L’OSE (l’Oeuvre de secours aux enfants) qui a déjà sauvé 2 500 enfants juifs de France de la Déportation, entreprend, non sans difficultés, de rapatrier 426 d’entre eux au préventorium d’Ecouis en Normandie* afin de leur permettre de se reconstruire. Ils y resteront le temps d’un été.
Afin de mieux raconter l’histoire de ces enfants, l’historienne Dominique Missika fait le choix singulier de créer quatre enfants fictifs en condensant les témoignages recueillis. Comme elle le souligne : ”Il m’était impossible de privilégier l’histoire de l’un plutôt qu’un autre. Chaque histoire mérite d’être racontée”. Ces personnages évoluent dans un univers réaliste où chaque élément se veut conforme à la réalité.
La dessinatrice Anaïs Depommier s’est abondamment servi des photographies et des films d’époque pour reproduire au plus juste les lieux, les ambiances ainsi que les expressions des personnages.
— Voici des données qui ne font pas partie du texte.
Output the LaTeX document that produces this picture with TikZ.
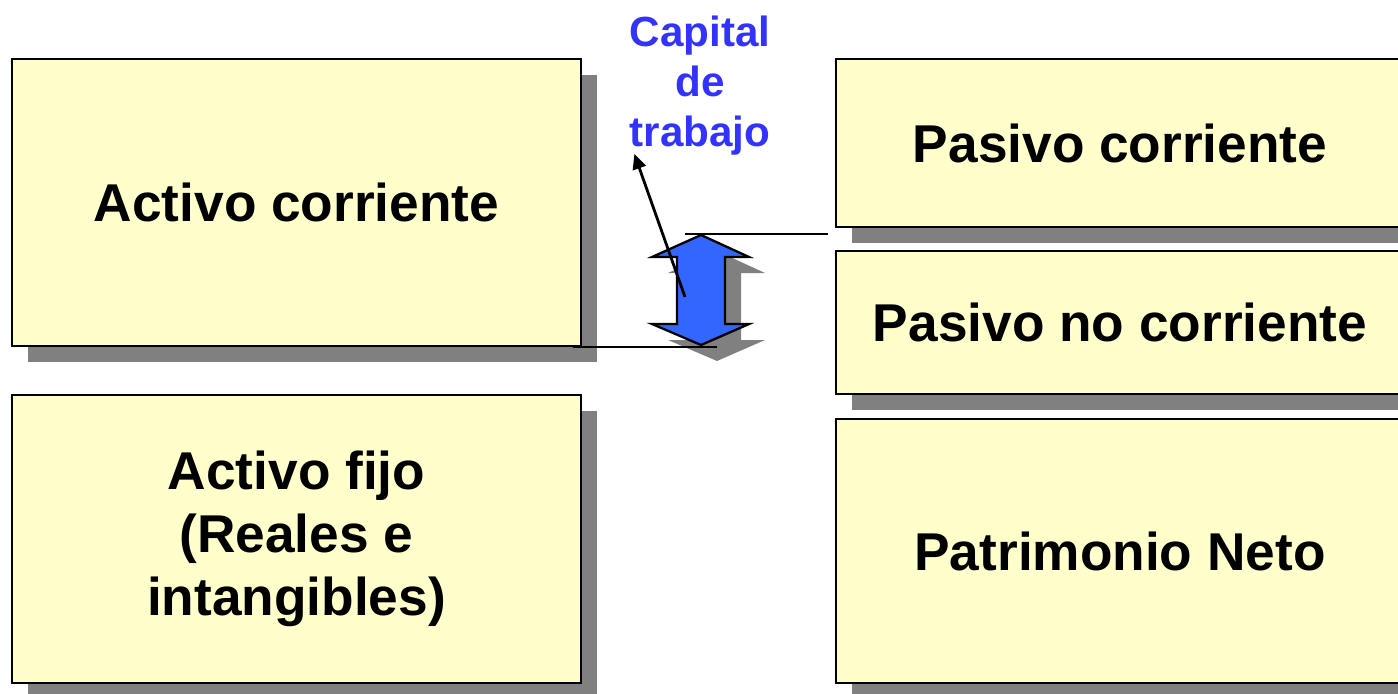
\documentclass[tikz,border=0pt]{standalone}
\usepackage{fontspec}
\setmainfont{Liberation Sans}
\usepackage{tikz}
\usetikzlibrary{shadows, arrows.meta, positioning}
\definecolor{boxfill}{RGB}{255,255,204}
\definecolor{boxshadow}{RGB}{128,128,128}
\definecolor{ctblue}{RGB}{51,102,255}
\definecolor{cttext}{RGB}{51,51,255}

\begin{document}
\begin{tikzpicture}[x=0.02cm, y=-0.02cm,
    sombra/.style={drop shadow={shadow xshift=0.32cm, shadow yshift=-0.32cm,
        fill=boxshadow, opacity=1}},
    cuenta/.style={draw=black, line width=1.3pt, fill=boxfill, sombra,
      minimum width=11.38cm, minimum height=#1, inner sep=0pt, align=center,
      font=\fontsize{30.3}{35.9}\selectfont\bfseries},
    cuenta/.default=5cm,
    raya/.style={line width=1.6pt}
  ]
  \useasboundingbox (0,0) rectangle (1398,693);
  \clip (0,0) rectangle (1398,693);

  % activo
  \node [cuenta=5.74cm] at (296.5, 202.5) (ac) {Activo corriente};
  \node [cuenta=5.76cm] at (296.5, 539) (af) {Activo fijo\\(Reales e\\intangibles)};
  % pasivo
  \node [cuenta=3.36cm, minimum width=11.36cm] at (1120, 143) (pc) {Pasivo corriente};
  \node [cuenta=2.86cm, minimum width=11.36cm] at (1120, 322.5) (pnc) {Pasivo no corriente};
  \node [cuenta=5.28cm, minimum width=11.36cm] at (1120, 551) (pn) {Patrimonio Neto};

  % capital de trabajo
  \draw [fill=ctblue, line width=1.3pt, sombra]
    (701,235) -- (749,257) -- (725,257) -- (725,324) -- (749,324) -- (701,345)
    -- (652,324) -- (677,324) -- (677,257) -- (652,257) -- cycle;
  \coordinate (sup1) at (685,234);
  \coordinate (sup2) at (828,234);
  \coordinate (inf1) at (573,347);
  \coordinate (inf2) at (717,347);
  \draw [raya] (sup1) -- (sup2);
  \draw [raya] (inf1) -- (inf2);

  \node [align=center, text=cttext, inner sep=0pt,
    font=\fontsize{24}{28.45}\selectfont\bfseries] at (700, 86) (capital) {Capital\\de\\trabajo};
  \coordinate (cola) at (685,297);
  \draw [raya, -{Triangle[length=0.3cm, width=0.27cm]}]
    (cola) -- ([xshift=0.1cm, yshift=0.04cm]capital.south west);
\end{tikzpicture}
\end{document}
Alessandra Alexakis, coloriste de la bande-dessinée, utilise une palette très sobre travaillant les gammes de marrons, bleus et beiges produisant parfois un effet proche du sépia, propre aux vieilles photographies.
Dominique Missika, qui a à cœur de perpétuer la mémoire des résistants et des survivants de la Seconde Guerre Mondiale, a déjà écrit de nombreux ouvrages sur le sujet (L’institutrice d’Izieu aux éditions Seuil, Résistantes 1940-1944 aux éditions Gallimard pour n’en citer que deux) souhaitait depuis longtemps écrire une bande-dessinée, ”un excellent chemin pour toucher des lecteurs plus jeunes, tout en exprimant des choses d’une dureté invraisemblable”.
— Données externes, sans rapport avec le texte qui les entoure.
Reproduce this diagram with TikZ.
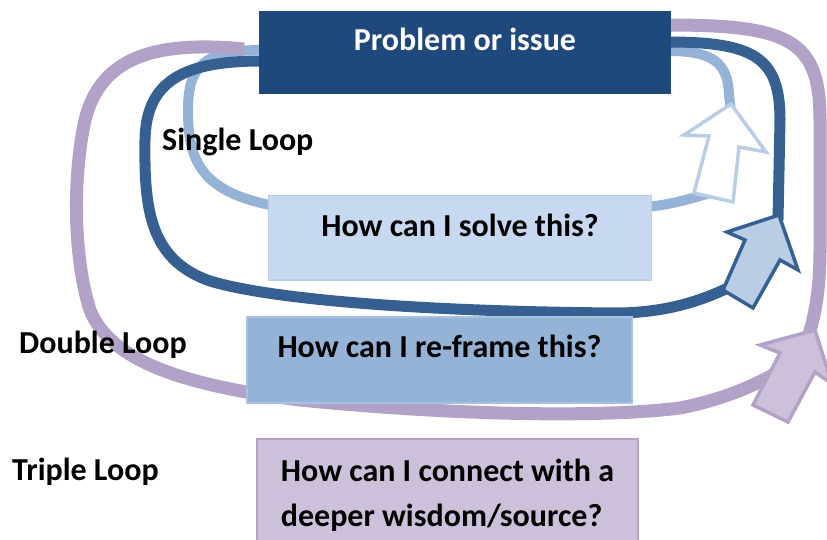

Ce travail mémoriel réalisé avec Anaïs Depommier, qui est également autrice de bandes dessinées historiques, permet de restituer avec une grande justesse le traumatisme qu’ont subi ces enfants, et décrit avec acuité les tensions et les émotions qui les traversent. Il met également en lumière le dévouement incroyable du personnel, parfois totalement démuni, de l’OSE qui sans jamais baisser les bras et avec une infinie patience et bienveillance parvient à mener ces enfants sur le chemin de la guérison. Ces derniers doivent, en effet, tout réapprendre : retrouver les gestes les plus simples du quotidien, accorder à nouveau leur confiance à des adultes, retrouver un peu de leur légèreté d’enfant…
80 ans plus tard, le lecteur comprend au fil des pages de ce passionnant récit que le château d’Ecouis n’aura pas été qu’une simple parenthèse pour ses enfants, mais aussi une étape essentielle pour renouer avec l’humanité.

Les enfants de Buchenwald, de Dominique Missika et Anaïs Depommier. 144 pages, Éditions Stenkis. 22€
* Pour commémorer l’accueil, durant l’été 1945, des 426 enfants juifs survivants du camp de concentration de Buchenwald au château d’Écouis (Eure), l’Institut Médico Éducatif qui occupe aujourd'hui les lieux a créé en son sein un lieu mémoriel.